- The request: Pictures do not belong in your copy. Repeat all the other data exactly.

- Material shown:
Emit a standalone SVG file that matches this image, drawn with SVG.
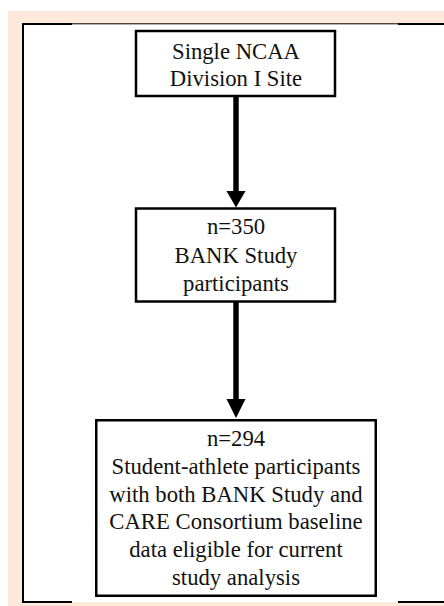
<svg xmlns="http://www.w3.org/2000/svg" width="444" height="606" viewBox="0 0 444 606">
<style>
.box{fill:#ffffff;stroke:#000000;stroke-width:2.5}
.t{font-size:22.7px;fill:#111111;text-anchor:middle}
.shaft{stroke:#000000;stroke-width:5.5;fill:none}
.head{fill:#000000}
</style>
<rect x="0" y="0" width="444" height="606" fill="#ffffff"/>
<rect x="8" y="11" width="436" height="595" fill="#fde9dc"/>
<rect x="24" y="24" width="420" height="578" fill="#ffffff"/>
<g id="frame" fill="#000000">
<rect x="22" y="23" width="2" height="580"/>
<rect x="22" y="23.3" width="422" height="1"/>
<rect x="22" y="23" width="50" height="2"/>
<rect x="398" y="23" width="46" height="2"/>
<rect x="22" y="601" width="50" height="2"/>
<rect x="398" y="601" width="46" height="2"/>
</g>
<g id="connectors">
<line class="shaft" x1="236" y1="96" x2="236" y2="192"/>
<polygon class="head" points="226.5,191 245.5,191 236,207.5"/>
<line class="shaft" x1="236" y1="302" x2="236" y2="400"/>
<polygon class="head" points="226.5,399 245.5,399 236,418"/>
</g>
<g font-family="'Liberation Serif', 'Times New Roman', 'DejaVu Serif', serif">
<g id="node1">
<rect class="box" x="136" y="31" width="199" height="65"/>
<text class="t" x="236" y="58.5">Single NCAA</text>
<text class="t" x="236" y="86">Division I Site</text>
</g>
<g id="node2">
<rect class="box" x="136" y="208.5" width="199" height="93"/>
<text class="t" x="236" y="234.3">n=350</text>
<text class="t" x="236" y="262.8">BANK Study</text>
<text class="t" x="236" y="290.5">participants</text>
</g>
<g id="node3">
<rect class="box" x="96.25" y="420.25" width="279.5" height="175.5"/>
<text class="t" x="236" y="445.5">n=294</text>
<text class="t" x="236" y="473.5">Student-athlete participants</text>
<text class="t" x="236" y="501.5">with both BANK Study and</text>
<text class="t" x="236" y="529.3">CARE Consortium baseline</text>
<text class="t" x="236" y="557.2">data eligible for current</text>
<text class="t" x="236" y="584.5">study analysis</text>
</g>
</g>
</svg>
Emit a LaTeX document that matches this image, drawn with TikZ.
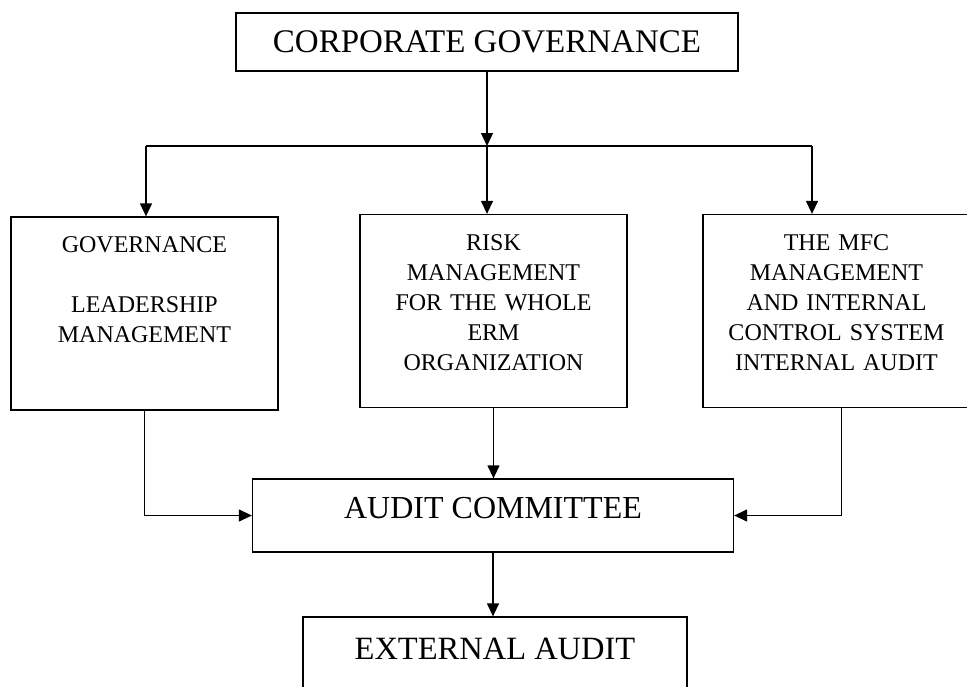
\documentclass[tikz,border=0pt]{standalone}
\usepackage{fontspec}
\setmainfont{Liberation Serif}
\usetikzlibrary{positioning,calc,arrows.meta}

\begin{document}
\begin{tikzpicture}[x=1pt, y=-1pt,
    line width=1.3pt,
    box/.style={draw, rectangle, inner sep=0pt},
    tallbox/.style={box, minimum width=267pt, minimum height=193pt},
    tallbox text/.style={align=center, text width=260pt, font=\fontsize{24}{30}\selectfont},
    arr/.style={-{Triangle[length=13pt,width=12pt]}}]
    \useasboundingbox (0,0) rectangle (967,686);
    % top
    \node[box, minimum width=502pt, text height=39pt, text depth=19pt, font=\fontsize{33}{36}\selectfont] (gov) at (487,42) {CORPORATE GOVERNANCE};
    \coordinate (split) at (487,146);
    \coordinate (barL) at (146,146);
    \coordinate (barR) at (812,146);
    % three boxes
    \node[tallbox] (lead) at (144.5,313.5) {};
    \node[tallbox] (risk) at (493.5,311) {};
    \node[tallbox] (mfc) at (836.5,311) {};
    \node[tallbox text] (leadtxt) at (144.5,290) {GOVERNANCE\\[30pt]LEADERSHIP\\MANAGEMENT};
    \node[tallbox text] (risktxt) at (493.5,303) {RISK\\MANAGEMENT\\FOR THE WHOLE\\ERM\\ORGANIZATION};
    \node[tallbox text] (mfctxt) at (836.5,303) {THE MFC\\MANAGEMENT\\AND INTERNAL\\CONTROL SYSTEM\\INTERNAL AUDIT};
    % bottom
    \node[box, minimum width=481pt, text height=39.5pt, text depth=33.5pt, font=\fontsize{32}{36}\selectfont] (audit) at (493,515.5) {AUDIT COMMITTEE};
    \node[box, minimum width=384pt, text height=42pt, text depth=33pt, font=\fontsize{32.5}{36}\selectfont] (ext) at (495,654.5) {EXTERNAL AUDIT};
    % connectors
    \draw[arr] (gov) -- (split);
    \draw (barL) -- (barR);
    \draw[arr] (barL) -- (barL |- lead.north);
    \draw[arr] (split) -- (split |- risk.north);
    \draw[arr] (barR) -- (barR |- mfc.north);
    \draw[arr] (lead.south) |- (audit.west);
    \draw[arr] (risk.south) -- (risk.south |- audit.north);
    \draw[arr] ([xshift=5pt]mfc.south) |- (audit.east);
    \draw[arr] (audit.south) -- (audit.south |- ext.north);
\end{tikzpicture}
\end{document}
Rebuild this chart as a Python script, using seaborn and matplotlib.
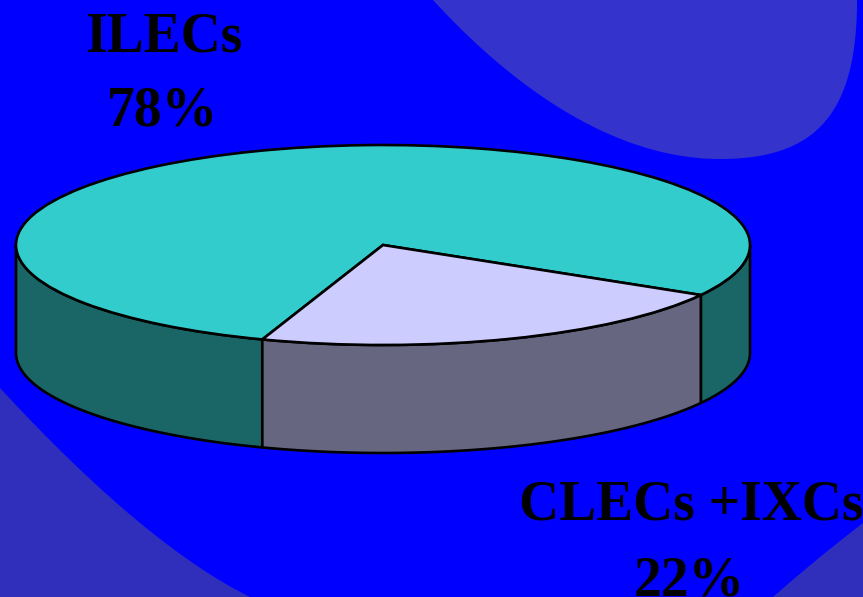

- Output for this exercise:
Emit a standalone SVG file that matches this image, drawn with SVG.
<svg xmlns="http://www.w3.org/2000/svg" width="444" height="606" viewBox="0 0 444 606">
<style>
.box{fill:#ffffff;stroke:#000000;stroke-width:2.5}
.t{font-size:22.7px;fill:#111111;text-anchor:middle}
.shaft{stroke:#000000;stroke-width:5.5;fill:none}
.head{fill:#000000}
</style>
<rect x="0" y="0" width="444" height="606" fill="#ffffff"/>
<rect x="8" y="11" width="436" height="595" fill="#fde9dc"/>
<rect x="24" y="24" width="420" height="578" fill="#ffffff"/>
<g id="frame" fill="#000000">
<rect x="22" y="23" width="2" height="580"/>
<rect x="22" y="23.3" width="422" height="1"/>
<rect x="22" y="23" width="50" height="2"/>
<rect x="398" y="23" width="46" height="2"/>
<rect x="22" y="601" width="50" height="2"/>
<rect x="398" y="601" width="46" height="2"/>
</g>
<g id="connectors">
<line class="shaft" x1="236" y1="96" x2="236" y2="192"/>
<polygon class="head" points="226.5,191 245.5,191 236,207.5"/>
<line class="shaft" x1="236" y1="302" x2="236" y2="400"/>
<polygon class="head" points="226.5,399 245.5,399 236,418"/>
</g>
<g font-family="'Liberation Serif', 'Times New Roman', 'DejaVu Serif', serif">
<g id="node1">
<rect class="box" x="136" y="31" width="199" height="65"/>
<text class="t" x="236" y="58.5">Single NCAA</text>
<text class="t" x="236" y="86">Division I Site</text>
</g>
<g id="node2">
<rect class="box" x="136" y="208.5" width="199" height="93"/>
<text class="t" x="236" y="234.3">n=350</text>
<text class="t" x="236" y="262.8">BANK Study</text>
<text class="t" x="236" y="290.5">participants</text>
</g>
<g id="node3">
<rect class="box" x="96.25" y="420.25" width="279.5" height="175.5"/>
<text class="t" x="236" y="445.5">n=294</text>
<text class="t" x="236" y="473.5">Student-athlete participants</text>
<text class="t" x="236" y="501.5">with both BANK Study and</text>
<text class="t" x="236" y="529.3">CARE Consortium baseline</text>
<text class="t" x="236" y="557.2">data eligible for current</text>
<text class="t" x="236" y="584.5">study analysis</text>
</g>
</g>
</svg>
Emit a LaTeX document that matches this image, drawn with TikZ.
\documentclass[tikz,border=0pt]{standalone}
\usepackage{fontspec}
\setmainfont{Liberation Serif}
\usetikzlibrary{positioning,calc,arrows.meta}

\begin{document}
\begin{tikzpicture}[x=1pt, y=-1pt,
    line width=1.3pt,
    box/.style={draw, rectangle, inner sep=0pt},
    tallbox/.style={box, minimum width=267pt, minimum height=193pt},
    tallbox text/.style={align=center, text width=260pt, font=\fontsize{24}{30}\selectfont},
    arr/.style={-{Triangle[length=13pt,width=12pt]}}]
    \useasboundingbox (0,0) rectangle (967,686);
    % top
    \node[box, minimum width=502pt, text height=39pt, text depth=19pt, font=\fontsize{33}{36}\selectfont] (gov) at (487,42) {CORPORATE GOVERNANCE};
    \coordinate (split) at (487,146);
    \coordinate (barL) at (146,146);
    \coordinate (barR) at (812,146);
    % three boxes
    \node[tallbox] (lead) at (144.5,313.5) {};
    \node[tallbox] (risk) at (493.5,311) {};
    \node[tallbox] (mfc) at (836.5,311) {};
    \node[tallbox text] (leadtxt) at (144.5,290) {GOVERNANCE\\[30pt]LEADERSHIP\\MANAGEMENT};
    \node[tallbox text] (risktxt) at (493.5,303) {RISK\\MANAGEMENT\\FOR THE WHOLE\\ERM\\ORGANIZATION};
    \node[tallbox text] (mfctxt) at (836.5,303) {THE MFC\\MANAGEMENT\\AND INTERNAL\\CONTROL SYSTEM\\INTERNAL AUDIT};
    % bottom
    \node[box, minimum width=481pt, text height=39.5pt, text depth=33.5pt, font=\fontsize{32}{36}\selectfont] (audit) at (493,515.5) {AUDIT COMMITTEE};
    \node[box, minimum width=384pt, text height=42pt, text depth=33pt, font=\fontsize{32.5}{36}\selectfont] (ext) at (495,654.5) {EXTERNAL AUDIT};
    % connectors
    \draw[arr] (gov) -- (split);
    \draw (barL) -- (barR);
    \draw[arr] (barL) -- (barL |- lead.north);
    \draw[arr] (split) -- (split |- risk.north);
    \draw[arr] (barR) -- (barR |- mfc.north);
    \draw[arr] (lead.south) |- (audit.west);
    \draw[arr] (risk.south) -- (risk.south |- audit.north);
    \draw[arr] ([xshift=5pt]mfc.south) |- (audit.east);
    \draw[arr] (audit.south) -- (audit.south |- ext.north);
\end{tikzpicture}
\end{document}
Rebuild this chart as a Python script, using seaborn and matplotlib.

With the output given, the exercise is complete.